The first step in helping the people of Rhodesia has to be the removal of the feral regime running it. Starving in places like Rhodesia or the Ukraine is basically like not being able to get laid at a whorehouse. You have to really work at it.
The solution to this crisis is embarrassingly obvious: give the farms back to the people from whom they were "taken over" - those that are still alive, anyway. Problem solved. What am I missing here?
Cathy, leave now.
" it does not bear thinking what things will be like this time next year"
It bears thinking about, Cathy. It bears getting out of the country while you are still alive.
What's the point?
In my mind's eye, I see Kathy talking with her neighbors on the street or over their back fence.
Talking.
That ain't gonna get it.
Again!
The answer is clear- Cathy- Kill Mugabe before your entire country dies a horrible death.
Buckle: the other other white meat.
The Zimbabweans have no food?
Not true.
They have each other.
The saddest thing is that, with the resources they have, the rulers could do what is right for their people and everyone would prosper. But they're not smart enough for that. And they lack the moral fiber.
Also, the farmers would be fools to again trust any promises by Zim to respect their title deeds. In 1980, many farmers had their bags packed in the full expectation that they would lose their land. Mugabe made a speech in which he implored them to remain and help to develop a new Zimbabwe. Many took him at his word.
In 2000, the farm invasions began. There were about 4.500 family run commercial farm operations that provided the engine of Zin's economy, food for Zim and the rest of southern Africa, and much of Zim's forex., about 15percent of the commercial farm operators were indigenous blacks.
The white population was about 50,000 out of a population of twelve million.

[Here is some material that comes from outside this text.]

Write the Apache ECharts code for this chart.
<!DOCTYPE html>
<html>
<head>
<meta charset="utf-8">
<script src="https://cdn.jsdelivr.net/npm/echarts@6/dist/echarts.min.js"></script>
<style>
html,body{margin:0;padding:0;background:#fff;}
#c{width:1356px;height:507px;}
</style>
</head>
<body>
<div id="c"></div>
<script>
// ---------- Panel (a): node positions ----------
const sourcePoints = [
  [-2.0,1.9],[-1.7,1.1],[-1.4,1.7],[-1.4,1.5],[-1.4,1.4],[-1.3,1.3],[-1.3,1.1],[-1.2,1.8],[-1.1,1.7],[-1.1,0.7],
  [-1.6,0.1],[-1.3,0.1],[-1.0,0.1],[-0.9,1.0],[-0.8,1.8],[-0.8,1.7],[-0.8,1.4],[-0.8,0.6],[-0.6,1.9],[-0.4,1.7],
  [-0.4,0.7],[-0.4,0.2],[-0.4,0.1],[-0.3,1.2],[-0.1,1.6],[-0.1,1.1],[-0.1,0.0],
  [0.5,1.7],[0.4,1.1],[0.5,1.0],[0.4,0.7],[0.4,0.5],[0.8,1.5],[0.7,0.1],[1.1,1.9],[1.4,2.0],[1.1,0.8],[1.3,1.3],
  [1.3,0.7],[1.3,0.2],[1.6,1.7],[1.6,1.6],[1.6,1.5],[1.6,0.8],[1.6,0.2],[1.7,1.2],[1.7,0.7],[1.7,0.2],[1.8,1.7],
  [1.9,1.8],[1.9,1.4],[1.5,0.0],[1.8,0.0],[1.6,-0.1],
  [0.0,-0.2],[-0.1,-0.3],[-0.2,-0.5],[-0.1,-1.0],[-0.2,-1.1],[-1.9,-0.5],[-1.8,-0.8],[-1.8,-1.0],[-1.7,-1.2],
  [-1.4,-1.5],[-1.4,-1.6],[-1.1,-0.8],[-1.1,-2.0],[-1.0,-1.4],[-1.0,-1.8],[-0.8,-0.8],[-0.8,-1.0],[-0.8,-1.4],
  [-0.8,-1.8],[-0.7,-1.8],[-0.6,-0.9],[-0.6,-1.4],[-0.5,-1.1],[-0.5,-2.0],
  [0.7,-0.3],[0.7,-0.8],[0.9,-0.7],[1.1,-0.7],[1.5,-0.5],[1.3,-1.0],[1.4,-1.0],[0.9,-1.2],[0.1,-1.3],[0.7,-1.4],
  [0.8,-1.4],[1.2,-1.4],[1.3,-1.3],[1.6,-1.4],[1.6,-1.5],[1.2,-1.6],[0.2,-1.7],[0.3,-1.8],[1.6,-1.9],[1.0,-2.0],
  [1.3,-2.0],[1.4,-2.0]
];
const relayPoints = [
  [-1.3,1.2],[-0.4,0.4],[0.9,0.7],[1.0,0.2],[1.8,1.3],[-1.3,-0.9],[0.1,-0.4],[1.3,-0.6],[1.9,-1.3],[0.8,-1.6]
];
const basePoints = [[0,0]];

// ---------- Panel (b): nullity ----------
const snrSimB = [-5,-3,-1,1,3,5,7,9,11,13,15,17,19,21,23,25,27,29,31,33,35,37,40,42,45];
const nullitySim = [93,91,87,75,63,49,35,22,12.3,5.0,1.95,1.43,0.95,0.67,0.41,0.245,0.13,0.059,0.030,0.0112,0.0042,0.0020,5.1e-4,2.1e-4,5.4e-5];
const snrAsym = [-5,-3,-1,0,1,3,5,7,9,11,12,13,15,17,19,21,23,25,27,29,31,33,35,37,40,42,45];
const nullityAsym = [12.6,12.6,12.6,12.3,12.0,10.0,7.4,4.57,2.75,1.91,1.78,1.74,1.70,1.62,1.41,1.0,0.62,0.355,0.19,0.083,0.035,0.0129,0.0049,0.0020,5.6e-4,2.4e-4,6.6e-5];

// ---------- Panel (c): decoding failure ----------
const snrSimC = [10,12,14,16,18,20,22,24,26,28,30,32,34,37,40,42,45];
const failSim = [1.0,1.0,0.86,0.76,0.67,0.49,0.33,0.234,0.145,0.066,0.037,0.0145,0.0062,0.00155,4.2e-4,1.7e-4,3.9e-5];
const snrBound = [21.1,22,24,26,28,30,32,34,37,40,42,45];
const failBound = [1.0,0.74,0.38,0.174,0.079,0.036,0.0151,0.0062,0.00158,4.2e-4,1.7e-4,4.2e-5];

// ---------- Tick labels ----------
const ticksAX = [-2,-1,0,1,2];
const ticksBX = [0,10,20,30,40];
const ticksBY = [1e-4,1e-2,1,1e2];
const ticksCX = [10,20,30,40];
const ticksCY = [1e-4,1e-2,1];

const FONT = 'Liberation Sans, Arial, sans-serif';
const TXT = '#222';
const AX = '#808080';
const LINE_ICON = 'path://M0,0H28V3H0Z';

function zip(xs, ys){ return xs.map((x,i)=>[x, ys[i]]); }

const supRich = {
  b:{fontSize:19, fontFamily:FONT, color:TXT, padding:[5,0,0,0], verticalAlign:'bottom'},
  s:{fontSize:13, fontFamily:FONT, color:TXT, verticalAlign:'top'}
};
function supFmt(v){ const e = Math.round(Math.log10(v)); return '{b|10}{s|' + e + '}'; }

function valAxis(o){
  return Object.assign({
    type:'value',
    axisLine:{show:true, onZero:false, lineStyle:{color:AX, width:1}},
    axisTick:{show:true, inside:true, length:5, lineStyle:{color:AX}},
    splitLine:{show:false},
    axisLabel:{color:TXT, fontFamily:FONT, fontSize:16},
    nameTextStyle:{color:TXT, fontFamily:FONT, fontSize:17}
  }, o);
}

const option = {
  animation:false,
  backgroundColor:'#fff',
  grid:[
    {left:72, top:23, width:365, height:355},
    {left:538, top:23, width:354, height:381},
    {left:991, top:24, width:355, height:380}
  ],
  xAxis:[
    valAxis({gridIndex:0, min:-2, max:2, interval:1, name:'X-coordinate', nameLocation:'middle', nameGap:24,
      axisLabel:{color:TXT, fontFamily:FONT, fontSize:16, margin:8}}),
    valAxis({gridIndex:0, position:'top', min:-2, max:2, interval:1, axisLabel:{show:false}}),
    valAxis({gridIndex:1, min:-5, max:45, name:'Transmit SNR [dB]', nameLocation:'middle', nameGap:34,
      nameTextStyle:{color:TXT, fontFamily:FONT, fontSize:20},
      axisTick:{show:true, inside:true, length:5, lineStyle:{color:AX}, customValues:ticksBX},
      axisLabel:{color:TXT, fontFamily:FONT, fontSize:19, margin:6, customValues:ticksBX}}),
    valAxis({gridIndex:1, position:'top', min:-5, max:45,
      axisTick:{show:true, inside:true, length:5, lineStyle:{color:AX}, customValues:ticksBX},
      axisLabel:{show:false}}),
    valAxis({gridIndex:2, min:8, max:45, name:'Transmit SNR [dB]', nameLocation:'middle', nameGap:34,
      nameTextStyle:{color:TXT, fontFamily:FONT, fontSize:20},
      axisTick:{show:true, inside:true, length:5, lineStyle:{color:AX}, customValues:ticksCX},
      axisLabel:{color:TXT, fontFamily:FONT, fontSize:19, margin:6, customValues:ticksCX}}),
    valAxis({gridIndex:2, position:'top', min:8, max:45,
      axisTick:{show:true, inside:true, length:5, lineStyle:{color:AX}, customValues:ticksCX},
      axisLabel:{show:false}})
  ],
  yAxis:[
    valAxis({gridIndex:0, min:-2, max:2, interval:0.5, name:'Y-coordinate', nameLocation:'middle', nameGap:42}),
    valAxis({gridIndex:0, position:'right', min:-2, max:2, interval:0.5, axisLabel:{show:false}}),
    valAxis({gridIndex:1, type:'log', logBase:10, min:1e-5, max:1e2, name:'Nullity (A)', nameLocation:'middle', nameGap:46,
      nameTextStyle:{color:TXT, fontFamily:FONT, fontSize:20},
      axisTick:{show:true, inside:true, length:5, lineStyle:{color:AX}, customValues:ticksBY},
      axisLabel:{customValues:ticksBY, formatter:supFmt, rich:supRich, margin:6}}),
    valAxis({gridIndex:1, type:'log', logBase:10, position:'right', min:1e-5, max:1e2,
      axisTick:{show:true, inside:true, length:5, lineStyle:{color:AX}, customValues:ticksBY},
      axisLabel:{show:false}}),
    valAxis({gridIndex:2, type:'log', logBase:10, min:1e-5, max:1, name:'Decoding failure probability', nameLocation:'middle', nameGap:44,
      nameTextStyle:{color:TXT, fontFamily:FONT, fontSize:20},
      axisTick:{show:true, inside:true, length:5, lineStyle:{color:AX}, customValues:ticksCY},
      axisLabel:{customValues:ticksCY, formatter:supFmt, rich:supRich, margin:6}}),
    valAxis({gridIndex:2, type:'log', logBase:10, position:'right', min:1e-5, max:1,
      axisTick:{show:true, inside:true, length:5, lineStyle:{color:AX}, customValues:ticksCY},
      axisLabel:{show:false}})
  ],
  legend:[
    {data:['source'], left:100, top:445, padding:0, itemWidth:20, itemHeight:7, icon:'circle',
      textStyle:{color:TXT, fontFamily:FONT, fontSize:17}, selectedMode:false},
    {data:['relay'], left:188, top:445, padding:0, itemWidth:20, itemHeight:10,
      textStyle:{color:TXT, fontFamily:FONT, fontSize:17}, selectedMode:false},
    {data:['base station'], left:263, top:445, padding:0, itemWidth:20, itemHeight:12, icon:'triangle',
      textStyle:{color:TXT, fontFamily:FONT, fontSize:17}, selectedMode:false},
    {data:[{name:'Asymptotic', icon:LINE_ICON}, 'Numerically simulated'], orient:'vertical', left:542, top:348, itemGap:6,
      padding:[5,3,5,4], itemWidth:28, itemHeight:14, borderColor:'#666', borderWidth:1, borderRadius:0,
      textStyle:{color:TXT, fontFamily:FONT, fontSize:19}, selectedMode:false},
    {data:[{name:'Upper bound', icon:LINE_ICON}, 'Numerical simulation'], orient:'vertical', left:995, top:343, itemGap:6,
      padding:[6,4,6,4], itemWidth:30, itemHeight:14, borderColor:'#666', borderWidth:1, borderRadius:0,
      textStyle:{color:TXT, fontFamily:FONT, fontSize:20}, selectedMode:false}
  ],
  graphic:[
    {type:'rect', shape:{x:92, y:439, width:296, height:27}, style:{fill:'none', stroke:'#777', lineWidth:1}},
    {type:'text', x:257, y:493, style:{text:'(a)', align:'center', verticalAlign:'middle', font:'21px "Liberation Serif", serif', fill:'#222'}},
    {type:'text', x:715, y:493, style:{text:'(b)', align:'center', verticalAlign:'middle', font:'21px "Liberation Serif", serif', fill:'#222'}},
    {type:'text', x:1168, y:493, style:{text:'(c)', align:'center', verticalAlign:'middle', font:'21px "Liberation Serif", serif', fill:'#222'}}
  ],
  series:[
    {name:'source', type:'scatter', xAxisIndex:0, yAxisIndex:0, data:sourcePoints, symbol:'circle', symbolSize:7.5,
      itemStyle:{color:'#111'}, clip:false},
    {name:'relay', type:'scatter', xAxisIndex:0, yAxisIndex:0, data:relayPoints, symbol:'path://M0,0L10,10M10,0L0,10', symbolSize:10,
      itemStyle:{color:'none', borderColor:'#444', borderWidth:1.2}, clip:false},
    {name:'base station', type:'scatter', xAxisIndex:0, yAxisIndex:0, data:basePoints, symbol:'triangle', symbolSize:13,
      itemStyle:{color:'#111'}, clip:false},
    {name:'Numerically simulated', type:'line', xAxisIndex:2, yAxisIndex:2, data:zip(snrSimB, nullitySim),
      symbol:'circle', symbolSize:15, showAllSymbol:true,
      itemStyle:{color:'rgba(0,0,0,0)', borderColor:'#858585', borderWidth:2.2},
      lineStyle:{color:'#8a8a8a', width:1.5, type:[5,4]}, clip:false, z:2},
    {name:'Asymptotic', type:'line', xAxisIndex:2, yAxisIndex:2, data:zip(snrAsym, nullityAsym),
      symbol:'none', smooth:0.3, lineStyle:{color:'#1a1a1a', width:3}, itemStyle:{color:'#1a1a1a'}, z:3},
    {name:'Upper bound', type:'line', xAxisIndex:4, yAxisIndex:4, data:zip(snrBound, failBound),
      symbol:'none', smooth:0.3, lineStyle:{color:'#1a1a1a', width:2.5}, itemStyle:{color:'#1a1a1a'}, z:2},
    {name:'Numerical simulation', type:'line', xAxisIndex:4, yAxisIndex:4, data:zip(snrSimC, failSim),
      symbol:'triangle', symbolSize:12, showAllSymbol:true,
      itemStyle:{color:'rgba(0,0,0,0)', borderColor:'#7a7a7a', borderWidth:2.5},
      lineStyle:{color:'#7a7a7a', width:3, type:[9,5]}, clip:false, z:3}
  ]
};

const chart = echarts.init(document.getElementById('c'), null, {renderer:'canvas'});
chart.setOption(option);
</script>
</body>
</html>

The last reliable figures that I know of, about a year old now, put the white population at about 35,000 and I suspect that it is now less than 25,000.
And it is not only the whites who were displaced. The trained farm employees, the only ones who know how to farm the veldt, were also driven off the land and most have joined the volkerwanderung.
So virtually the whole of the farm expertise has been driven off the land and sgriculture has reverted to a scratch and plant, slash and burn, beast draughted, hand irrigated subsistence level.
This will a case study for macroeconomics and geopolitics proffessors to assign to their students for years to come.
Somebody once told me that the best thing for Africa and specifically Zimbabwe would be for someone to parachute millions of machine pistols, each with a thousand rounds, and let events take their course from that point onward. They might have been right.
Thanks for the nice explanation, Clive. I suspected and now see that what I was suggesting isn't feasible under the current set of conditions. The more I read about this the more I'm convinced that Mugabe really is as bad as they say he is.